Robianto Koestomo, dari Asosiasi Panel Kayu Indonesia (Apkindo) mengatakan, sempat menderita dampak pembalakan liar tahun-tahun lalu yang menyebabkan produk tak bisa masuk pasar dunia, terutama Eropa.
“Sejak 2001, kita bekerja sama dengan pemerintah dan pihak terkait memperkuat tata kelola hutan. Ternyata apa yang disusun pemerintah Indonesia sejalan dengan EUTR (European Union Timber Regulation-red). Jadi, 15 November menjadi starting point FLEGT. Ini berita menggembirakan, kita tunggu-tunggu,” katanya.
Dia berharap, dengan kesepakatan ini ekspor kayu Indonesia ke UE bisa meningkat. Apalagi, UE merupakan barometer dunia dalam bisnis ini. “Diharapkan Australia, selanjutnya Kanada, dan negara lain mengikuti,” katanya.
Sampai 2015, Indonesia mengekspor produk kayu ber-SVLK (V-Legal) ke 191 negara di seluruh dunia, 28 negara anggota UE dengan 15,73 juta ton, atau senilai US$9,86 miliar. Pembelian oleh UE mencapai 11% dari total produk kayu dan kertas ekspor Indonesia, dengan nilai 33% dari seluruh pangsa.
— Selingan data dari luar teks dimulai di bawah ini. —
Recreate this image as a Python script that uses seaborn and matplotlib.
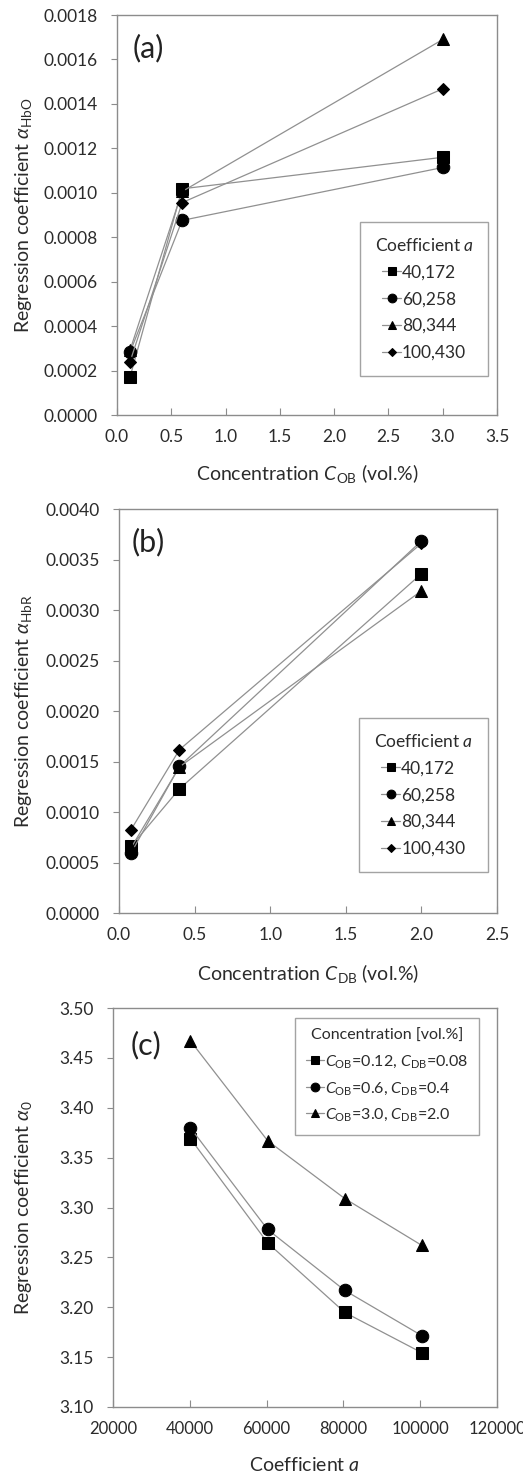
import matplotlib
matplotlib.use("Agg")
import matplotlib.pyplot as plt
import seaborn as sns
import pandas as pd
from matplotlib.ticker import FormatStrFormatter

# ---------------- data ----------------
coef_labels = ["40,172", "60,258", "80,344", "100,430"]

# panel (a)
c_ob = [0.12, 0.6, 3.0]
hbo_40172 = [0.000171, 0.001018, 0.00116]
hbo_60258 = [0.000283, 0.000876, 0.001114]
hbo_80344 = [0.000292, 0.001006, 0.00169]
hbo_100430 = [0.000240, 0.000956, 0.001468]

# panel (b)
c_db = [0.08, 0.4, 2.0]
hbr_40172 = [0.00066, 0.00123, 0.00336]
hbr_60258 = [0.000595, 0.001453, 0.003685]
hbr_80344 = [0.000647, 0.001447, 0.00319]
hbr_100430 = [0.000826, 0.001618, 0.00366]

# panel (c)
coef_a = [40172, 60258, 80344, 100430]
conc_labels = [r"$C_{\mathrm{OB}}$=0.12, $C_{\mathrm{DB}}$=0.08",
               r"$C_{\mathrm{OB}}$=0.6, $C_{\mathrm{DB}}$=0.4",
               r"$C_{\mathrm{OB}}$=3.0, $C_{\mathrm{DB}}$=2.0"]
a0_low = [3.369, 3.2646, 3.1948, 3.1544]
a0_mid = [3.3798, 3.278, 3.2169, 3.1715]
a0_high = [3.467, 3.367, 3.309, 3.262]

# ---------------- style ----------------
sns.set_theme(style="white")
plt.rcParams['font.family'] = ['Lato', 'DejaVu Sans']
plt.rcParams['mathtext.fontset'] = 'custom'
plt.rcParams['mathtext.rm'] = 'Lato'
plt.rcParams['mathtext.it'] = 'Lato:italic'
plt.rcParams['mathtext.bf'] = 'Lato:bold'

FS = 12.5
LFS = 14
TXT = "#2b2b2b"
GRAY = "#8c8c8c"
LINE = "#909090"
markers4 = ["s", "o", "^", "D"]
msizes4 = [8.5, 9, 8.5, 6.5]

fig = plt.figure(figsize=(5.23, 14.76), dpi=100)


def style_axes(ax):
    for s in ax.spines.values():
        s.set_color(GRAY)
        s.set_linewidth(1.0)
    ax.tick_params(axis='both', labelsize=FS, labelcolor=TXT)
    ax.tick_params(axis='y', direction='out', length=4, width=0.8,
                   color=GRAY, pad=10, left=True)
    ax.tick_params(axis='x', direction='in', length=5, width=0.8,
                   color=GRAY, pad=10, bottom=True)


def set_labels(ax, xlab, ylab, xpos, ypos):
    ax.set_xlabel(xlab, fontsize=LFS, color=TXT)
    ax.set_ylabel(ylab, fontsize=LFS, color=TXT)
    ax.xaxis.set_label_coords(0.5, xpos)
    ax.yaxis.set_label_coords(ypos, 0.5)
    ax.xaxis.label.set_va('center')
    ax.yaxis.label.set_va('center')


def add_series(ax, x, ys, labels, markers, sizes):
    for y, lab, m, s in zip(ys, labels, markers, sizes):
        df = pd.DataFrame({"x": x, "y": y})
        sns.lineplot(data=df, x="x", y="y", ax=ax, color=LINE, lw=0.9,
                     marker=m, markersize=s, markerfacecolor='black',
                     markeredgecolor='black', label=lab)


def add_legend(ax, title, anchor, fs, spacing, bpad):
    leg = ax.legend(title=title, loc='upper left', bbox_to_anchor=anchor,
                    borderaxespad=0, fontsize=fs, title_fontsize=fs,
                    frameon=True, fancybox=False, edgecolor=GRAY,
                    handlelength=1.1, handletextpad=0.05, markerscale=0.7,
                    labelspacing=spacing, borderpad=bpad)
    leg.get_frame().set_linewidth(1.0)
    for t in leg.get_texts():
        t.set_color(TXT)
    leg.get_title().set_color(TXT)
    return leg


# ---- (a) ----
ax1 = fig.add_axes([0.2237, 0.7188, 0.7266, 0.2710])
add_series(ax1, c_ob, [hbo_40172, hbo_60258, hbo_80344, hbo_100430],
           coef_labels, markers4, msizes4)
ax1.set_xlim(0, 3.5)
ax1.set_ylim(0, 0.0018)
ax1.set_xticks([0, 0.5, 1.0, 1.5, 2.0, 2.5, 3.0, 3.5])
ax1.set_yticks([i * 0.0002 for i in range(10)])
ax1.xaxis.set_major_formatter(FormatStrFormatter('%.1f'))
ax1.yaxis.set_major_formatter(FormatStrFormatter('%.4f'))
set_labels(ax1, r"Concentration $C_{\mathrm{OB}}$ (vol.%)",
           r"Regression coefficient $\alpha_{\mathrm{HbO}}$", -0.145, -0.245)
ax1.text(0.04, 0.917, "(a)", transform=ax1.transAxes, fontsize=22,
         va='center', ha='left', color='#222222')
style_axes(ax1)
add_legend(ax1, r"Coefficient $a$", (0.639, 0.4825), 12.5, 0.62, 0.85)

# ---- (b) ----
ax2 = fig.add_axes([0.2275, 0.3814, 0.7228, 0.2737])
add_series(ax2, c_db, [hbr_40172, hbr_60258, hbr_80344, hbr_100430],
           coef_labels, markers4, msizes4)
ax2.set_xlim(0, 2.5)
ax2.set_ylim(0, 0.004)
ax2.set_xticks([0, 0.5, 1.0, 1.5, 2.0, 2.5])
ax2.set_yticks([i * 0.0005 for i in range(9)])
ax2.xaxis.set_major_formatter(FormatStrFormatter('%.1f'))
ax2.yaxis.set_major_formatter(FormatStrFormatter('%.4f'))
set_labels(ax2, r"Concentration $C_{\mathrm{DB}}$ (vol.%)",
           r"Regression coefficient $\alpha_{\mathrm{HbR}}$", -0.1485, -0.252)
ax2.text(0.034, 0.918, "(b)", transform=ax2.transAxes, fontsize=22,
         va='center', ha='left', color='#222222')
style_axes(ax2)
add_legend(ax2, r"Coefficient $a$", (0.635, 0.4827), 12.5, 0.62, 0.85)

# ---- (c) ----
ax3 = fig.add_axes([0.2161, 0.04675, 0.7342, 0.2703])
add_series(ax3, coef_a, [a0_low, a0_mid, a0_high], conc_labels,
           ["s", "o", "^"], [8.5, 9, 8.5])
ax3.set_xlim(20000, 120000)
ax3.set_ylim(3.10, 3.50)
ax3.set_xticks([20000, 40000, 60000, 80000, 100000, 120000])
ax3.set_yticks([3.10 + i * 0.05 for i in range(9)])
ax3.xaxis.set_major_formatter(FormatStrFormatter('%d'))
ax3.yaxis.set_major_formatter(FormatStrFormatter('%.2f'))
set_labels(ax3, r"Coefficient $a$",
           r"Regression coefficient $\alpha_{0}$", -0.145, -0.232)
ax3.text(0.047, 0.907, "(c)", transform=ax3.transAxes, fontsize=22,
         va='center', ha='left', color='#222222')
style_axes(ax3)
ax3.tick_params(axis='x', labelsize=12)
add_legend(ax3, "Concentration [vol.%]", (0.474, 0.975), 11.5, 0.62, 0.7)

fig.savefig("out.png", dpi=100)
Muhamad Kosar dari Jaringan Pemantau Independen Kehutanan mengapresiasi kesepakatan ini. Dia bilang, lisensi ini menunjukkan pihak luar percaya Indonesia bisa menjaga hutan, dan menjual kayu sesuai aturan.
“JPIK selaku pemantau independen berfungsi menjaga kredibilitas sistem itu. Kami memiliki 51 lembaga tergabung dalam jaringan, lebih 400 orang juga bergabung dengan kami memantau dan melihat implementasi SVLK di lapangan. Ini tonggak keberhasilan tata kelola hutan kita. Ke depan ini tantangan, bagaimana kredibilitas bisa dipertahankan,” katanya.
Menurut dia, pemantau independen bisa melaporkan jika terjadi pelanggaran. Pihak yang menerima laporan, katanya, punya kewajiban menindaklanjuti.